Pourquoi j’avais peur de prendre la parole ici, simplement. Pourquoi j’avais peur d’aller au kiss in du 9 mai 2016.
Peut-être est-ce ma carrière publique. Peut-être parce que j’ai été conditionné à me faire dire « si tu t’affiches, tu ne joueras que des rôles des gais, ta carrière va en souffrir ». Peut-être que j’ai peur de l’étiquette. Peut-être parce que j’ai peur d’être associé à la cause LGBT, d’en devenir un porte-parole maladroit et confus. Ce sont de fausses peurs : ma vie privée ne regarde personne. Bien sûr que ma carrière est publique, c’est ce que j’ai choisi, bien sûr que je devrais être libre d’être qui je suis, simplement, sans me cacher derrière un personnage en dehors de mon travail de comédien.
Mais la peur est là.
Je suis aussi auteur. J’ai écrit un roman, une fiction, « Satyriasis (mes années romantiques) », publié à l’automne 2015. Le narrateur anonyme, souffrant d’une peine d’amour avec un homme, y adopte des comportements sexuels à risque avec des individus, rencontrés au hasard de la vie. C’est trendy, on appelle maintenant ça le « sexorcisme », un comportement autodestructeur qui consiste à enchaîner les partenaires sexuels pour oublier l’amant initial. Ça faisait une bonne histoire, on m’a même dit que c’était in d’être out, que mon roman devrait bien se vendre, mais je rectifie ici que ce n’est pas un mode de vie, le « sexorcisme », et que le narrateur, en quête de romantisme, s’y perd, y perd sa raison. Ce livre, c’est une tragédie contemporaine, ce n’est pas « l’exemple », ce n’est pas une forme d’émancipation, c’est un regard sur ma génération qui se cherche en cherchant d’abord « l’autre ». Ce roman, c’était un lent exorcisme face à mes propres doutes. Puis, on m’a invité à une émission de radio en tant « qu’auteur gai ». Soudainement, j’avais une étiquette, j’étais devenu un spécialiste, et j’avais peur du rôle qu’on me proposait, de la responsabilité qui venait avec. Je ne suis qu’un observateur : après tout, c’est que font les artistes, les auteurs : ils observent et ils décrivent. Je ne suis pas un spécialiste, et je ne veux pas l’être. Des tas de gens, inconnus du grand public, le font et le feront toujours mieux que moi.

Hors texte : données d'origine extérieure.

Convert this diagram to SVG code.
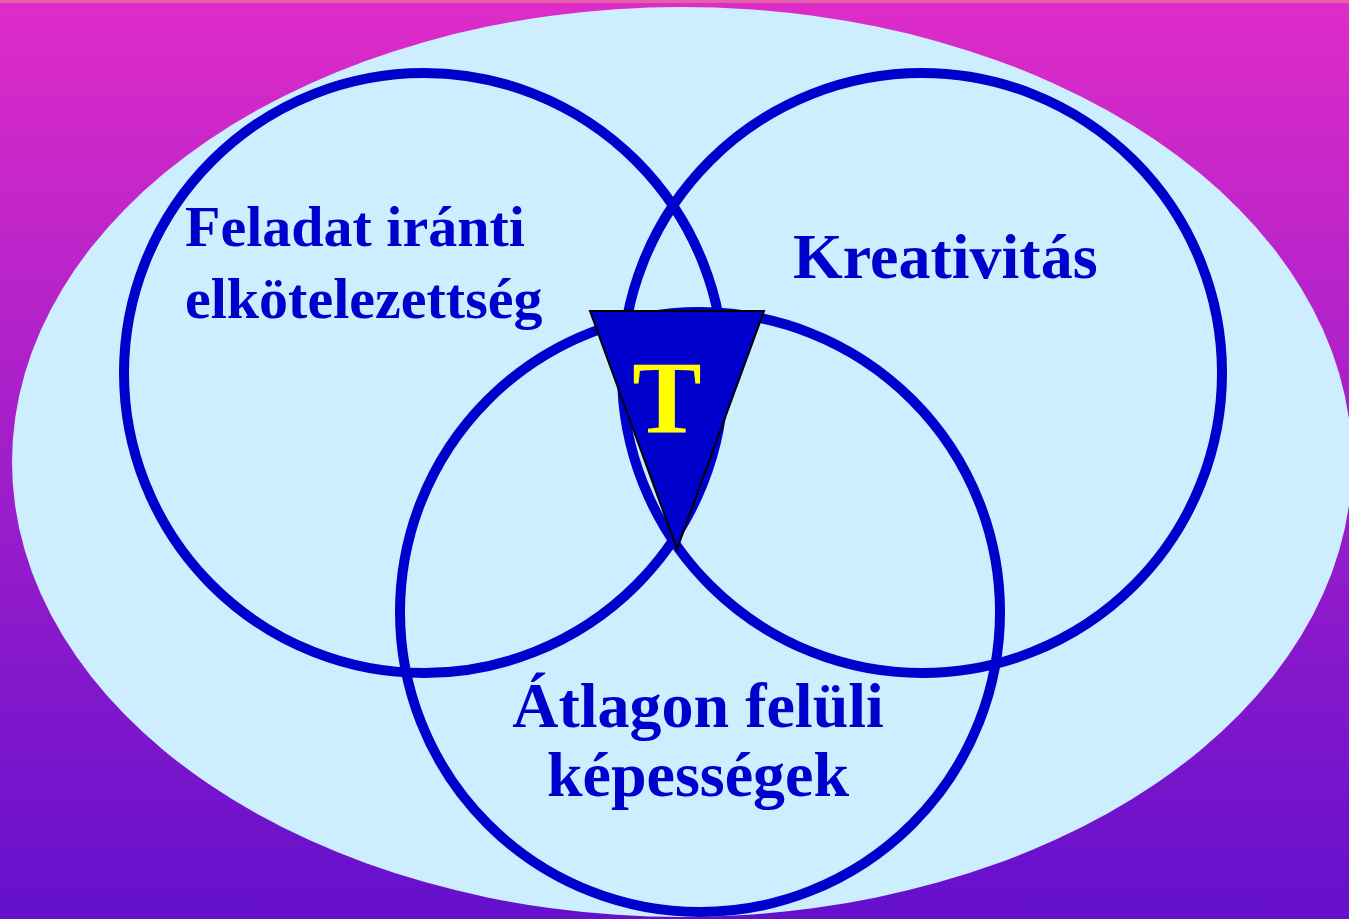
<svg xmlns="http://www.w3.org/2000/svg" width="1349" height="919" viewBox="0 0 1349 919">
<defs>
<linearGradient id="bg" x1="0" y1="0" x2="0" y2="1">
<stop offset="0" stop-color="#de2cc8"/>
<stop offset="1" stop-color="#6410cc"/>
</linearGradient>
<style>
.ring{fill:none;stroke:#0000cc;stroke-width:10}
.lbl{font-family:"Liberation Serif","Times New Roman",serif;font-weight:bold;font-size:64px;fill:#0000cc}
.sm{font-size:58px}
</style>
</defs>
<rect x="0" y="0" width="1349" height="919" fill="url(#bg)"/>
<rect x="0" y="0" width="1349" height="3" fill="#e460a8"/>
<ellipse cx="682" cy="462" rx="670" ry="455" fill="#cceeff"/>
<g id="connectors"/>
<g id="circle-left"><circle class="ring" cx="424" cy="373" r="300"/></g>
<g id="circle-right"><circle class="ring" cx="922" cy="373" r="300"/></g>
<g id="circle-bottom"><circle class="ring" cx="700" cy="612" r="300"/></g>
<g id="label-left"><text class="lbl sm" x="185" y="246">Feladat iránti</text><text class="lbl sm" x="185" y="318">elkötelezettség</text></g>
<g id="label-right"><text class="lbl" x="793" y="278">Kreativitás</text></g>
<g id="label-bottom"><text class="lbl" x="698" y="727" text-anchor="middle">Átlagon felüli</text><text class="lbl" x="698" y="796" text-anchor="middle">képességek</text></g>
<g id="triangle"><polygon points="590,311 764,311 677,549" fill="#0000cc" stroke="#000" stroke-width="2"/>
<text x="667" y="433" text-anchor="middle" font-family="Liberation Serif,Times New Roman,serif" font-weight="bold" font-size="104" fill="#ffff00">T</text></g>
</svg>
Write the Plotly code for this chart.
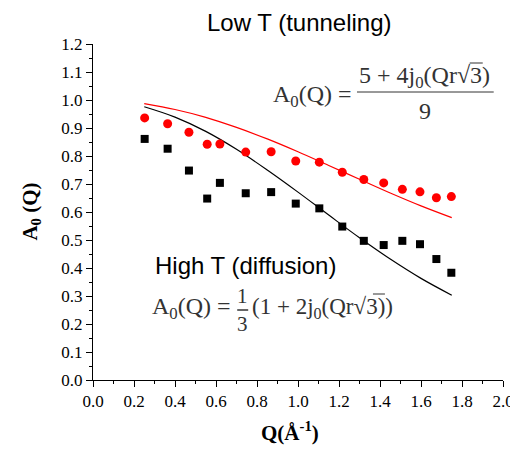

Dans une entrevue filmée, un animateur me demandait maladroitement, après que nous ayons discuté de mon roman : « Et toi, c’est quoi ton application préférée : Grindr, Scruff, Hornet » ? Comme si on me demandait « mes bonnes adresses à Montréal ». J’étais figé, je devais répondre quelque chose, le public attendait. C’est comme si, de toute évidence, j’étais un utilisateur de ces applications (je l’ai déjà été, mais cette époque est révolue, ces applications ont modifié considérablement nos rapports sociaux et affectifs, il faut retourner flâner dans les parcs au soleil et dans les cafés et rencontrer de vrais individus, il faut rencontrer « l’ami de cet ami dont on a tant entendu parler », des gens qui méritent encore l’étiquette « humain »). Ces applications ont fait de nous des prédateurs, des consommateurs de l’autre. Sa propre solitude ou son ennui ne sont pas des excuses pour le rejet et la violence psychologique qu’elles nous font trop souvent subir.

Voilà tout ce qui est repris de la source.